→ WHAT THE EXERCISE ASKS:
Restate verbatim the lines between the one holding "Give me the matplotlib source for this chart." and the one holding "colors = ['#8BC3CD', '#006EBE']", both included, and no others.

→ SUPPLIED MATERIAL:
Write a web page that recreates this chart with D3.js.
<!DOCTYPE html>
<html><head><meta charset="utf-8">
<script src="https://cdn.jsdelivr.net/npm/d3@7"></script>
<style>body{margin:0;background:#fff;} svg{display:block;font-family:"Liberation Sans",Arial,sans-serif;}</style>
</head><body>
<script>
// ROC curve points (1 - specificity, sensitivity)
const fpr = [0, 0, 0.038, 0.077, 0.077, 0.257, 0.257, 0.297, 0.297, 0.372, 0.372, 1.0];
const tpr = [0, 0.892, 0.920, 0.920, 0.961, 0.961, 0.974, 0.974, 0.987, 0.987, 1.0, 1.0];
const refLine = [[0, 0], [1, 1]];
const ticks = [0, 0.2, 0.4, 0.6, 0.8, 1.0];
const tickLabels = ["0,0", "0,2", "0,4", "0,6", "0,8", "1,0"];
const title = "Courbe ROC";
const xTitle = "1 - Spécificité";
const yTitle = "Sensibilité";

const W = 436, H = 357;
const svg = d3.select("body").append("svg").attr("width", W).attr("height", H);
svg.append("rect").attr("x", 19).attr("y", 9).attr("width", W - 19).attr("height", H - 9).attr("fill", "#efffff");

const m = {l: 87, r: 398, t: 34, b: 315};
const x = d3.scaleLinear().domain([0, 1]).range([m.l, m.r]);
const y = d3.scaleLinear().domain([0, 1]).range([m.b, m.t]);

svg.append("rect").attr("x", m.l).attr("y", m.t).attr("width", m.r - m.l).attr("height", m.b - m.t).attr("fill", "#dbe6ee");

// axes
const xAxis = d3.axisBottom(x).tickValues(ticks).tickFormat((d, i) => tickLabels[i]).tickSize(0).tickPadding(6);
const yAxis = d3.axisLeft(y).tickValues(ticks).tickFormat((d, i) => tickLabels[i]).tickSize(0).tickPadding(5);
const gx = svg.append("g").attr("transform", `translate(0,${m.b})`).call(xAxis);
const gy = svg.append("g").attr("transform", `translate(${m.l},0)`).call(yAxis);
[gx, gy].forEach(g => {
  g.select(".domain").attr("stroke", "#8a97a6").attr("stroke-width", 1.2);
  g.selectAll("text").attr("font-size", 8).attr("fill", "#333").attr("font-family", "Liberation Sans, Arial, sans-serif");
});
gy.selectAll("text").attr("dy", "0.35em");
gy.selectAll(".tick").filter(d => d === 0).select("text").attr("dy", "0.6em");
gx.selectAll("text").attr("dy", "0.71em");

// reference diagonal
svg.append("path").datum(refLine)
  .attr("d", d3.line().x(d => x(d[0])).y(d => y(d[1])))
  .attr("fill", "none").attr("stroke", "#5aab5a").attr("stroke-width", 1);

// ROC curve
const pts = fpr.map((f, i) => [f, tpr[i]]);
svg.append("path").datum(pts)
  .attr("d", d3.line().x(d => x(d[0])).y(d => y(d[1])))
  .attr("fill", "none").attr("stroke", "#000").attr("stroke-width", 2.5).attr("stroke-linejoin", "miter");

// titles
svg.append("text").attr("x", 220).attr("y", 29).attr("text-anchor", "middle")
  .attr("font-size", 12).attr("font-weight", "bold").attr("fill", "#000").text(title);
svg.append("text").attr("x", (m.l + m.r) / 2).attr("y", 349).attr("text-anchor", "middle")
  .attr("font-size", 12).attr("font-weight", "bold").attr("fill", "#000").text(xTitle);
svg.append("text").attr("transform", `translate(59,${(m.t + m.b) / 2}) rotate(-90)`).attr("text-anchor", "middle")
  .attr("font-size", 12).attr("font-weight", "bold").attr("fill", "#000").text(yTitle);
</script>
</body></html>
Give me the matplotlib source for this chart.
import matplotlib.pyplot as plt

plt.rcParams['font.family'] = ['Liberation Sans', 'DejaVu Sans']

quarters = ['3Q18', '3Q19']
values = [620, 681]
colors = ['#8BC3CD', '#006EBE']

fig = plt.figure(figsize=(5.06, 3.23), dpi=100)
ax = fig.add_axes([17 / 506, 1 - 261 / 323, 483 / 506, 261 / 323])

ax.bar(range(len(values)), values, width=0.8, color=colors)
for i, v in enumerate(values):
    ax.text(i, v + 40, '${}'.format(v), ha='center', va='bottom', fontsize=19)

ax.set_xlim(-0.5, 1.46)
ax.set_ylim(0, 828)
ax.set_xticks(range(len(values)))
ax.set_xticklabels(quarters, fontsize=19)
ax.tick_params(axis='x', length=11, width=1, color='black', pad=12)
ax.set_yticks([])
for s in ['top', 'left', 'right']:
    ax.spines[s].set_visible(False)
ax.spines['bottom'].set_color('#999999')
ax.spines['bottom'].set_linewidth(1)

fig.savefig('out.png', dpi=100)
* * *
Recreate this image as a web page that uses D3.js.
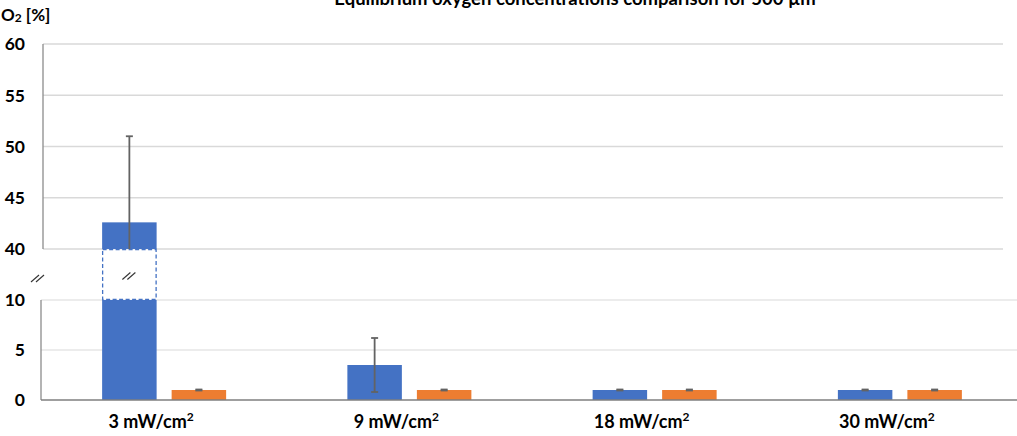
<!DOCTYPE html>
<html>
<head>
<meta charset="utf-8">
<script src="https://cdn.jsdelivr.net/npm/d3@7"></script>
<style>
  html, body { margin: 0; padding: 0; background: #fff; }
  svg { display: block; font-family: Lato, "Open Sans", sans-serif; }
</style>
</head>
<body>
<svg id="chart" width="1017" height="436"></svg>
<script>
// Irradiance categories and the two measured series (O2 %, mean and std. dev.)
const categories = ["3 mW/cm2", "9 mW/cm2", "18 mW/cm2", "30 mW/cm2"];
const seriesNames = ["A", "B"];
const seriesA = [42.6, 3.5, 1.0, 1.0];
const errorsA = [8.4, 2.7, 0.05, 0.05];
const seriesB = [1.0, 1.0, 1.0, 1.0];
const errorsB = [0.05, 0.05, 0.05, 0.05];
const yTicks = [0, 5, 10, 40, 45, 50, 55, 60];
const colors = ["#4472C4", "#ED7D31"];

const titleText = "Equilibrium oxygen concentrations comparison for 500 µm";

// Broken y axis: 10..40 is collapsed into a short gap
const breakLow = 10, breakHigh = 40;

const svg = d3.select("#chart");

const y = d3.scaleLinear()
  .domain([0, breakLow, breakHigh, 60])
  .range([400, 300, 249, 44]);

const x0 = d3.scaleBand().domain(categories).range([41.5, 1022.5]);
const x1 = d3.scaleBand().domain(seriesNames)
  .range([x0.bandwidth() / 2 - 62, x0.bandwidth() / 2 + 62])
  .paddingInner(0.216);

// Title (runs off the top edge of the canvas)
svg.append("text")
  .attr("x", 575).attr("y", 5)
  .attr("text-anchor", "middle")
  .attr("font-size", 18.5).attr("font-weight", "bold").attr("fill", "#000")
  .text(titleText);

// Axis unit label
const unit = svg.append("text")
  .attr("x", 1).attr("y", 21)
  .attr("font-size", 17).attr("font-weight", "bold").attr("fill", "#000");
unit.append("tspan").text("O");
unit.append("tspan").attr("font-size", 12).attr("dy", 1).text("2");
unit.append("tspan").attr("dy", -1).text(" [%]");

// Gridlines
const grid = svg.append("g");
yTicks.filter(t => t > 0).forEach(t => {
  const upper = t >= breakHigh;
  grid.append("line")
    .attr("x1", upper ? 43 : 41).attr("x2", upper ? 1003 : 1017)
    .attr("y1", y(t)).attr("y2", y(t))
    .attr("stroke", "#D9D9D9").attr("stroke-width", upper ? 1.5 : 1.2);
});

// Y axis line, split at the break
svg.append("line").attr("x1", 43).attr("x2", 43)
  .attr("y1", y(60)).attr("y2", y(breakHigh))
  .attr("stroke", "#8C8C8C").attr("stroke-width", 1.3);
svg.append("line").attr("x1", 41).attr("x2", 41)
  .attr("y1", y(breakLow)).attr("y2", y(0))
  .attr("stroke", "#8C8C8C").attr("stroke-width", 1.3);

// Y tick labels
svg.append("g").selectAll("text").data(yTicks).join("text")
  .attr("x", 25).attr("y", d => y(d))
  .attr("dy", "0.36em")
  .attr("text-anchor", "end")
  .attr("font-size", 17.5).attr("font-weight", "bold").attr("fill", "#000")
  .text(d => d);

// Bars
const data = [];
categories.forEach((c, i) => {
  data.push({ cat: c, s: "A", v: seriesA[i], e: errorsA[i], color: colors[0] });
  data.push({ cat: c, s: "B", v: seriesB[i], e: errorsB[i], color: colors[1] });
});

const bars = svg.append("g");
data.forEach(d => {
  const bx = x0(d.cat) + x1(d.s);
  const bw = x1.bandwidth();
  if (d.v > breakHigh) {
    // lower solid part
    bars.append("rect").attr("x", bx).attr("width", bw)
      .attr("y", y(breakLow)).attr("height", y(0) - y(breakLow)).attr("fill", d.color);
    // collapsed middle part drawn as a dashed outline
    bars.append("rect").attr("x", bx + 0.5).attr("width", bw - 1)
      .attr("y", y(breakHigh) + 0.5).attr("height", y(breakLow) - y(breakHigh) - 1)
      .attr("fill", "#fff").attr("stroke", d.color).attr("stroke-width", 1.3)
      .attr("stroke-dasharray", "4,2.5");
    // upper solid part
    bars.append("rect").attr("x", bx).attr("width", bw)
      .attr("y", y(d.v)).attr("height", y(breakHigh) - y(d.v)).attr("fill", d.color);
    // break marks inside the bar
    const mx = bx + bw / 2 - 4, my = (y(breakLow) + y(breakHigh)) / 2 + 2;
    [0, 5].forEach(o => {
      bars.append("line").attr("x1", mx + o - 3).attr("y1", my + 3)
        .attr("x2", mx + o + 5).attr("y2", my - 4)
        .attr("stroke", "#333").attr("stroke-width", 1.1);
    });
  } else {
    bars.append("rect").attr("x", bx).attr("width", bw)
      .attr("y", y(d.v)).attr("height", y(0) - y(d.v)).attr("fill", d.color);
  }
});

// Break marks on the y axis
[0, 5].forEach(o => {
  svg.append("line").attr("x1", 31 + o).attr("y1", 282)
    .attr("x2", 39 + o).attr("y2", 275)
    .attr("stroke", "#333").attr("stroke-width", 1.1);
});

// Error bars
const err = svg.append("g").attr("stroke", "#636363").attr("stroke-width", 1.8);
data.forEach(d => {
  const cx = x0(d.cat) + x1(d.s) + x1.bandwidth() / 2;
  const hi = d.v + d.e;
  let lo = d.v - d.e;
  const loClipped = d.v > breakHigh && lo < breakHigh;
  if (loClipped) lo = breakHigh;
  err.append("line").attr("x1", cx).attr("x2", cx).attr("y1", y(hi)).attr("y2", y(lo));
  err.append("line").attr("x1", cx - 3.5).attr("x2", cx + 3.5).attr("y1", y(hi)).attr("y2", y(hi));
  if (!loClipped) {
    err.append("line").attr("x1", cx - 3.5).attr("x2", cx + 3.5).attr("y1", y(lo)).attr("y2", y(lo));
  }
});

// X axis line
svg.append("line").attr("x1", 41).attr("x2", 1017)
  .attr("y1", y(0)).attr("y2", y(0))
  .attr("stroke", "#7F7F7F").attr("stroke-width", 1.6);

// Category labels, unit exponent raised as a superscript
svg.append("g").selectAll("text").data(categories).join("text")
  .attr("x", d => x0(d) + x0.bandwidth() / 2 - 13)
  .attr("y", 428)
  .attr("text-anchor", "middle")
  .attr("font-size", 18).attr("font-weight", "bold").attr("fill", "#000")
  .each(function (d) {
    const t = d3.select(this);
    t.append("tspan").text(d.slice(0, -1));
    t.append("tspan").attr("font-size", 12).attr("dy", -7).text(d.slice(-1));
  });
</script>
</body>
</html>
---
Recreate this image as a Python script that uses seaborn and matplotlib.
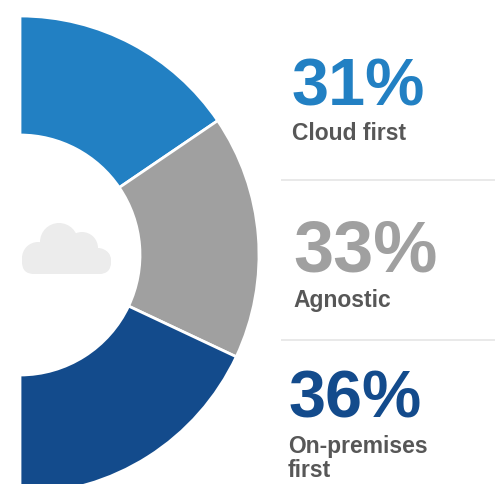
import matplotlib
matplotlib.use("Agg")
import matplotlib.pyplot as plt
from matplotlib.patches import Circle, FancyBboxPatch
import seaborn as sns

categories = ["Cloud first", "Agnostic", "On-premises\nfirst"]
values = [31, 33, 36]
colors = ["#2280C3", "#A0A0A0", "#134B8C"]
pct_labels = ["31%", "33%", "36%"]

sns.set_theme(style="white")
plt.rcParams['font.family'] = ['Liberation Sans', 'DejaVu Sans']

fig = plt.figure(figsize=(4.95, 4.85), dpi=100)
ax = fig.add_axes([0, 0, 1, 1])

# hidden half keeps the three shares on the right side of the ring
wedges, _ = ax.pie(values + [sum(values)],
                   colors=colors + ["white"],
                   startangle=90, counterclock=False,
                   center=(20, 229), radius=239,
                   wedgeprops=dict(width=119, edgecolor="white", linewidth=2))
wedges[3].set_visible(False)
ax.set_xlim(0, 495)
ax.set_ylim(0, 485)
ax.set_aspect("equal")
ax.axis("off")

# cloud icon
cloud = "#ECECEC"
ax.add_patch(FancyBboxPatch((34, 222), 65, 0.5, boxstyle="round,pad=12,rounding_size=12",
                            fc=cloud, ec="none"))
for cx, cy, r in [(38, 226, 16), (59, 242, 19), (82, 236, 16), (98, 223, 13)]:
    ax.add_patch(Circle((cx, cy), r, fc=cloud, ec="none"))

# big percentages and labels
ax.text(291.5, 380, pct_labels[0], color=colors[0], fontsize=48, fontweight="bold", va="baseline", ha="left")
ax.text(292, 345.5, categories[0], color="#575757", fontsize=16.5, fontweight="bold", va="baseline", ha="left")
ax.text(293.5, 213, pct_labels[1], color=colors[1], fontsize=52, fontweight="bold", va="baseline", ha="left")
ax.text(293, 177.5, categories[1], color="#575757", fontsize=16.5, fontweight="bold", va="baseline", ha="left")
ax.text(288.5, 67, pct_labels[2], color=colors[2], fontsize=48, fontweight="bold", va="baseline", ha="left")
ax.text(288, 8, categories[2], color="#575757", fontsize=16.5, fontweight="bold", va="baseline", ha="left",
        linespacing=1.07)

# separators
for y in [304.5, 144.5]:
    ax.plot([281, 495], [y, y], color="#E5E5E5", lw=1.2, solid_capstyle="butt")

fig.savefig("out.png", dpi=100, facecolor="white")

→ RESPONSE:
Give me the matplotlib source for this chart.
import matplotlib.pyplot as plt

plt.rcParams['font.family'] = ['Liberation Sans', 'DejaVu Sans']

quarters = ['3Q18', '3Q19']
values = [620, 681]
colors = ['#8BC3CD', '#006EBE']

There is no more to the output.